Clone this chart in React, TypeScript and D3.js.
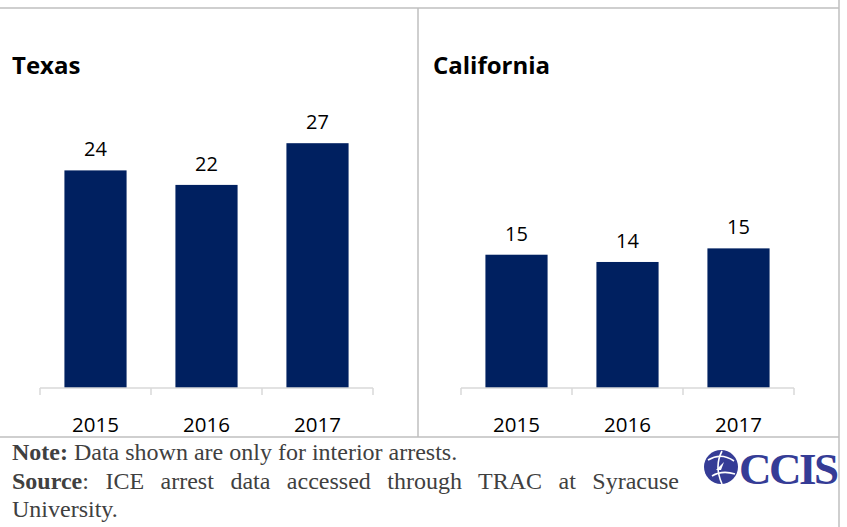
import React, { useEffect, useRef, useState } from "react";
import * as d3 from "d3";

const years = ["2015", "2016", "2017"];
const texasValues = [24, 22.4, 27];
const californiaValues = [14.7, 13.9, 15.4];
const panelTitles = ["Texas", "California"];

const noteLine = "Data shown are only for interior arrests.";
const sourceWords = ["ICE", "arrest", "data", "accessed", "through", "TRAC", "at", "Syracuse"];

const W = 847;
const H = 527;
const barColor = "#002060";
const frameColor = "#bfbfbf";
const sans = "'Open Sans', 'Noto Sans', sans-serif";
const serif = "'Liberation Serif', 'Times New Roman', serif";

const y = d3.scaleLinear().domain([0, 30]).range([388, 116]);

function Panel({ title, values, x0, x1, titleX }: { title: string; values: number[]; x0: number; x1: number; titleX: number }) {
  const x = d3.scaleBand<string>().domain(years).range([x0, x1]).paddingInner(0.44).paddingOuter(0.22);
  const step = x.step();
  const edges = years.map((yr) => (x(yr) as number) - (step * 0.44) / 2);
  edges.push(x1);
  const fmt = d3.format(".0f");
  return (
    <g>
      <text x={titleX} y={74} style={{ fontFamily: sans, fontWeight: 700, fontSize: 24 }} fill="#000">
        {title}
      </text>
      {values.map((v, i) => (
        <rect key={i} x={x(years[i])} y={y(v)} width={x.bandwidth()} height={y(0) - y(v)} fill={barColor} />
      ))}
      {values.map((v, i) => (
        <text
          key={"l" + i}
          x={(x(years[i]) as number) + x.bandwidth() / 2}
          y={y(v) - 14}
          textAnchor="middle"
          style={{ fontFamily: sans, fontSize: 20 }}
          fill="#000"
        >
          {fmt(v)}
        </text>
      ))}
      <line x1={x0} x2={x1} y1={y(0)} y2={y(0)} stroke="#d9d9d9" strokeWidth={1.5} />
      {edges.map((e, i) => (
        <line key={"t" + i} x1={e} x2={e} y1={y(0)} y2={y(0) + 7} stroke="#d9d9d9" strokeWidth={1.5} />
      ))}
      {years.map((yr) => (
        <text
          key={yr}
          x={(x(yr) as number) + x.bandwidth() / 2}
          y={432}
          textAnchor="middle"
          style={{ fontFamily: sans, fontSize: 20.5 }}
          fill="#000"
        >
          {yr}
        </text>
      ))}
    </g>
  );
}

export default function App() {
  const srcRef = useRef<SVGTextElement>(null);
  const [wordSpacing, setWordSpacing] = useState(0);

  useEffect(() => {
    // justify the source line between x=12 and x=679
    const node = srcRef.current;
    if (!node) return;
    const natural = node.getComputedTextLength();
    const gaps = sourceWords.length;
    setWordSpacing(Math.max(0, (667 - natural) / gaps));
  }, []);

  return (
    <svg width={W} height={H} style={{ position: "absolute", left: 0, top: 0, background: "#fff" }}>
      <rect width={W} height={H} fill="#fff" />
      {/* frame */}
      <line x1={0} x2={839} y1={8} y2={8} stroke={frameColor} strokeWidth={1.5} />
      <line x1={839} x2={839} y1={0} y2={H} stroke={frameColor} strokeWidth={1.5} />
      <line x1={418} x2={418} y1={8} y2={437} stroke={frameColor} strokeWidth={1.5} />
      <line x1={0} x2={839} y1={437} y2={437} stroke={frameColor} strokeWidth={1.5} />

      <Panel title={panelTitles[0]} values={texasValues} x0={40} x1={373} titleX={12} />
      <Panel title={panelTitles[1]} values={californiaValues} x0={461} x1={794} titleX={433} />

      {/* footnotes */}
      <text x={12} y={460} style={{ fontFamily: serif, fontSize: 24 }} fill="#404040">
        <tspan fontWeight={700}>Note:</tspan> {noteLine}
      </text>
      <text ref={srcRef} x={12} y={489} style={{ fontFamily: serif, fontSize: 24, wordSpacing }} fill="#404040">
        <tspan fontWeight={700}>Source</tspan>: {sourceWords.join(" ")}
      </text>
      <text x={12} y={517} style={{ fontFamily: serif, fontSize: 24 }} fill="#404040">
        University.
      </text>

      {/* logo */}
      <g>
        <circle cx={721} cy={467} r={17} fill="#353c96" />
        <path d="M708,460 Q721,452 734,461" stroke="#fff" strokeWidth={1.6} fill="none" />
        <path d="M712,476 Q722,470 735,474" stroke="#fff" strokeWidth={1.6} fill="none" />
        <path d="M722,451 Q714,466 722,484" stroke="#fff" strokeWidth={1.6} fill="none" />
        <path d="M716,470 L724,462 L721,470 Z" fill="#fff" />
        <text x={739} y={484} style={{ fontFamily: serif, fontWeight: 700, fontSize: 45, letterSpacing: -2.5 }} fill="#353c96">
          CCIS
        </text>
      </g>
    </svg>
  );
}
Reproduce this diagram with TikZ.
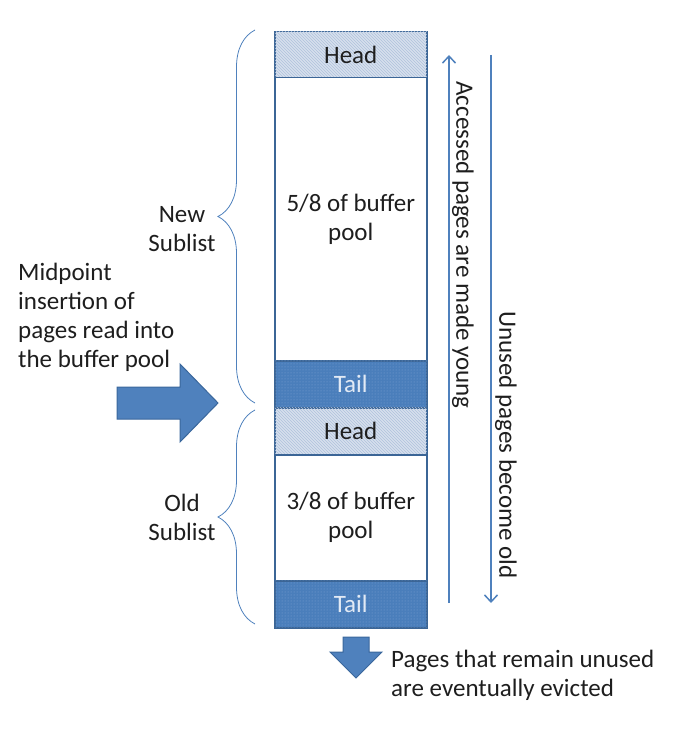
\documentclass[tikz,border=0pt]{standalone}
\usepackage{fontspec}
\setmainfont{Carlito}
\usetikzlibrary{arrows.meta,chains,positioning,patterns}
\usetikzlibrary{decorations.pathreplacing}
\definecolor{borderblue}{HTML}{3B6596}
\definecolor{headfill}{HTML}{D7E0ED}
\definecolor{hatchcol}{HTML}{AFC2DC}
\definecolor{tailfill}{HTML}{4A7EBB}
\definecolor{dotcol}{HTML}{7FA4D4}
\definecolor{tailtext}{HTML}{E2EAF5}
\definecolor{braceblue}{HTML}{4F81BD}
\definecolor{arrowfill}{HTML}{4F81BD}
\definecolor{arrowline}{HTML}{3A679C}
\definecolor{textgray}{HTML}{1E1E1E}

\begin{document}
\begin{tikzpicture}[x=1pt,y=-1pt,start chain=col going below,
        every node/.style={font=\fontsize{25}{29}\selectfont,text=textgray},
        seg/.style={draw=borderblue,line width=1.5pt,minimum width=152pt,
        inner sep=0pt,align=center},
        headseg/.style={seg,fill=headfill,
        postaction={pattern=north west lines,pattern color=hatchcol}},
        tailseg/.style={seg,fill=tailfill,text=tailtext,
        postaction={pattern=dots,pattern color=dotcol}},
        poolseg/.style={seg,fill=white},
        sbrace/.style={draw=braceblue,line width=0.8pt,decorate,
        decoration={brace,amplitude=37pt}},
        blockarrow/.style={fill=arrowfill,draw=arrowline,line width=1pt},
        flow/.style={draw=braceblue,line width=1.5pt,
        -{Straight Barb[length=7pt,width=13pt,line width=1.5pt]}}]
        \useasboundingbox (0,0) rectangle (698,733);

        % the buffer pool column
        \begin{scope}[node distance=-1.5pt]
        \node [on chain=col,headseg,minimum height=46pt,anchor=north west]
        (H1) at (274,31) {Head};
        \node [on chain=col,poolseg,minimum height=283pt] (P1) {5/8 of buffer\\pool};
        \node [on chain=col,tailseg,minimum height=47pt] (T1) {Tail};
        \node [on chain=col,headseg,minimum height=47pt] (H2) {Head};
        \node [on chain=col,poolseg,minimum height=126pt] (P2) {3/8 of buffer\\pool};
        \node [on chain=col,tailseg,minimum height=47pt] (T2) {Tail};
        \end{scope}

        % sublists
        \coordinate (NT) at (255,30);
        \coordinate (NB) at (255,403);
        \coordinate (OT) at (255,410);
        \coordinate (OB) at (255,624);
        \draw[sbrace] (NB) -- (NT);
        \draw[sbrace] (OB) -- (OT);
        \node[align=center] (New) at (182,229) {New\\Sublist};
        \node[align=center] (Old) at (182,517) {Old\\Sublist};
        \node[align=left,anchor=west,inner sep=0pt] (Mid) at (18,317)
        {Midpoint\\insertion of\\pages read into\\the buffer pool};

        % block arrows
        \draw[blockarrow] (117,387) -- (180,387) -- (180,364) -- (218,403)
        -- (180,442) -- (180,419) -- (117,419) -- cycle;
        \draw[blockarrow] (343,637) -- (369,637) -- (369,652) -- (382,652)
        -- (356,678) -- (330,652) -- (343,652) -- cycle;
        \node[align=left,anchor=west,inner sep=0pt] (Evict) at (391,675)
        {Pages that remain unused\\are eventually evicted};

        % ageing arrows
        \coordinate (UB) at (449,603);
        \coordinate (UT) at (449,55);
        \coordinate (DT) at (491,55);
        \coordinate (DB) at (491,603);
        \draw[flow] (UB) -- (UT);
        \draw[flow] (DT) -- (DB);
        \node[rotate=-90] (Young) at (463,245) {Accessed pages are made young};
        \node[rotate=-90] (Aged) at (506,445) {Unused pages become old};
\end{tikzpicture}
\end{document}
________
WHAT THE EXERCISE ASKS:
Retype the records above word for word, from their first line through the line containing "const y = d3.scaleLinear().domain([0, 30]).range([388, 116]);", and leave out every picture.

RESULT BELOW:
Clone this chart in React, TypeScript and D3.js.
import React, { useEffect, useRef, useState } from "react";
import * as d3 from "d3";

const years = ["2015", "2016", "2017"];
const texasValues = [24, 22.4, 27];
const californiaValues = [14.7, 13.9, 15.4];
const panelTitles = ["Texas", "California"];

const noteLine = "Data shown are only for interior arrests.";
const sourceWords = ["ICE", "arrest", "data", "accessed", "through", "TRAC", "at", "Syracuse"];

const W = 847;
const H = 527;
const barColor = "#002060";
const frameColor = "#bfbfbf";
const sans = "'Open Sans', 'Noto Sans', sans-serif";
const serif = "'Liberation Serif', 'Times New Roman', serif";

const y = d3.scaleLinear().domain([0, 30]).range([388, 116]);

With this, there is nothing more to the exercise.